Your task is to copy the listing exactly, with the pictures left out.

**Input rows**
⁂
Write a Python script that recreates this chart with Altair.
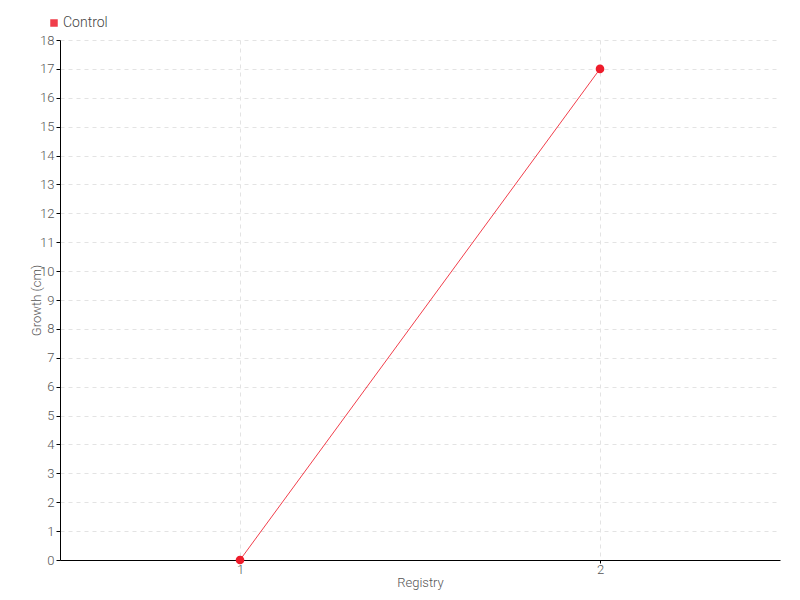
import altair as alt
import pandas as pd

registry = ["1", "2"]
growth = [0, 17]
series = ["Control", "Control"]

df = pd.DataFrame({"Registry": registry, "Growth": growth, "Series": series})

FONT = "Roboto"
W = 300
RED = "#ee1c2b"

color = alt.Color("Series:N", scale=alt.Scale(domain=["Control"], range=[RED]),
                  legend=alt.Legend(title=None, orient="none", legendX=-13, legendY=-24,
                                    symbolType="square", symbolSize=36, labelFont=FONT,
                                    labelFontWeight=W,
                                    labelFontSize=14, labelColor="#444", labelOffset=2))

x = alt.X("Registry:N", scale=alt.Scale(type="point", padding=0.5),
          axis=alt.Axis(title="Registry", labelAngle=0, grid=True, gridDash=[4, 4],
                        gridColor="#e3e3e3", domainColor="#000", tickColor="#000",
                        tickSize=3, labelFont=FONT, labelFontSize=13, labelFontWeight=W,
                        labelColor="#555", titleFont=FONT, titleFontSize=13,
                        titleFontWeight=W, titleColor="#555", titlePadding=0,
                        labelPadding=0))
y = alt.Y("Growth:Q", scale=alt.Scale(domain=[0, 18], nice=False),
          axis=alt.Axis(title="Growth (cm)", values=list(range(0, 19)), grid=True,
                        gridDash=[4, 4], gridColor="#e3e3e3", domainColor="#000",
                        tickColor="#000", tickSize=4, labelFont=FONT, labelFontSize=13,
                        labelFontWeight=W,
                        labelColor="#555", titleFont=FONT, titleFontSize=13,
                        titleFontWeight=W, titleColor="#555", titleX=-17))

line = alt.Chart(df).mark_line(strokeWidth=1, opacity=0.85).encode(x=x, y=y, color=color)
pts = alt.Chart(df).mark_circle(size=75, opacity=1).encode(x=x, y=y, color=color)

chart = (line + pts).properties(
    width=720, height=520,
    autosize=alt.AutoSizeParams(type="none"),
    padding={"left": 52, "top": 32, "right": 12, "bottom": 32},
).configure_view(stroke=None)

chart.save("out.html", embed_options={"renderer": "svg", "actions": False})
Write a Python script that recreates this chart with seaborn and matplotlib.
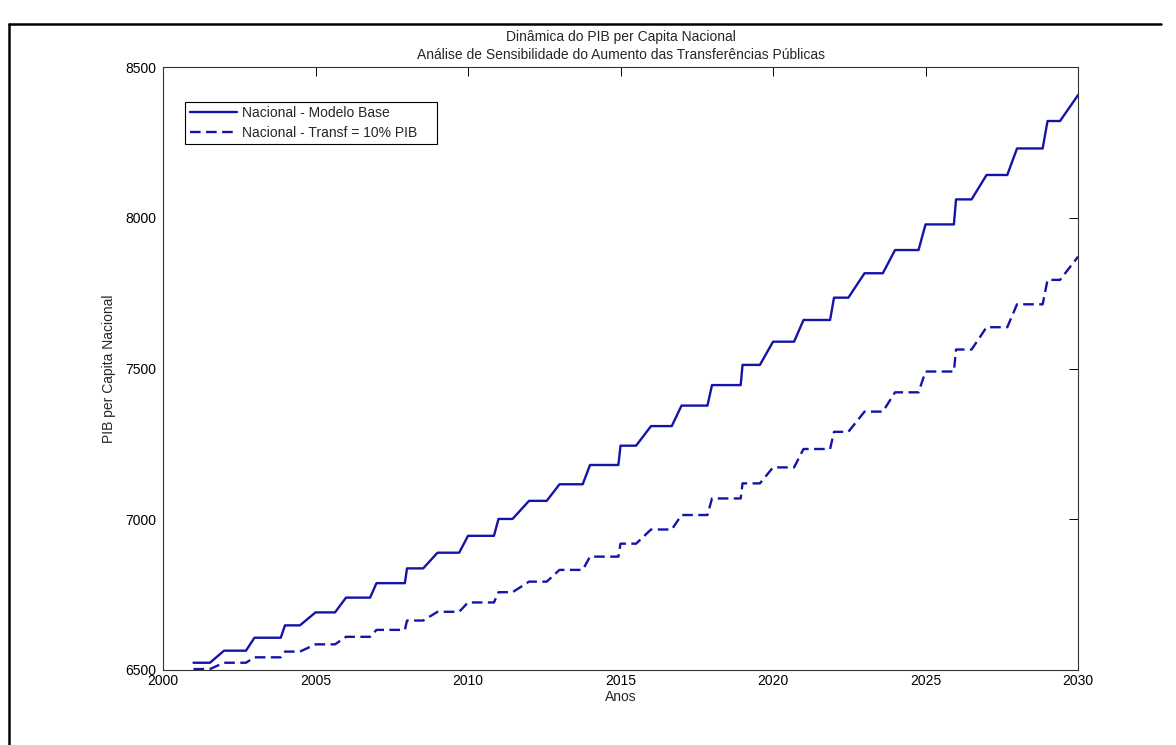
⁂
**Reply**
Write a Python script that recreates this chart with Altair.
import altair as alt
import pandas as pd

registry = ["1", "2"]
growth = [0, 17]
series = ["Control", "Control"]

df = pd.DataFrame({"Registry": registry, "Growth": growth, "Series": series})

FONT = "Roboto"
W = 300
RED = "#ee1c2b"

color = alt.Color("Series:N", scale=alt.Scale(domain=["Control"], range=[RED]),
                  legend=alt.Legend(title=None, orient="none", legendX=-13, legendY=-24,
                                    symbolType="square", symbolSize=36, labelFont=FONT,
                                    labelFontWeight=W,
                                    labelFontSize=14, labelColor="#444", labelOffset=2))

x = alt.X("Registry:N", scale=alt.Scale(type="point", padding=0.5),
          axis=alt.Axis(title="Registry", labelAngle=0, grid=True, gridDash=[4, 4],
                        gridColor="#e3e3e3", domainColor="#000", tickColor="#000",
                        tickSize=3, labelFont=FONT, labelFontSize=13, labelFontWeight=W,
                        labelColor="#555", titleFont=FONT, titleFontSize=13,
                        titleFontWeight=W, titleColor="#555", titlePadding=0,
                        labelPadding=0))
y = alt.Y("Growth:Q", scale=alt.Scale(domain=[0, 18], nice=False),
          axis=alt.Axis(title="Growth (cm)", values=list(range(0, 19)), grid=True,
                        gridDash=[4, 4], gridColor="#e3e3e3", domainColor="#000",
                        tickColor="#000", tickSize=4, labelFont=FONT, labelFontSize=13,
                        labelFontWeight=W,
                        labelColor="#555", titleFont=FONT, titleFontSize=13,
                        titleFontWeight=W, titleColor="#555", titleX=-17))

line = alt.Chart(df).mark_line(strokeWidth=1, opacity=0.85).encode(x=x, y=y, color=color)
pts = alt.Chart(df).mark_circle(size=75, opacity=1).encode(x=x, y=y, color=color)

chart = (line + pts).properties(
    width=720, height=520,
    autosize=alt.AutoSizeParams(type="none"),
    padding={"left": 52, "top": 32, "right": 12, "bottom": 32},
).configure_view(stroke=None)

chart.save("out.html", embed_options={"renderer": "svg", "actions": False})
Write a Python script that recreates this chart with seaborn and matplotlib.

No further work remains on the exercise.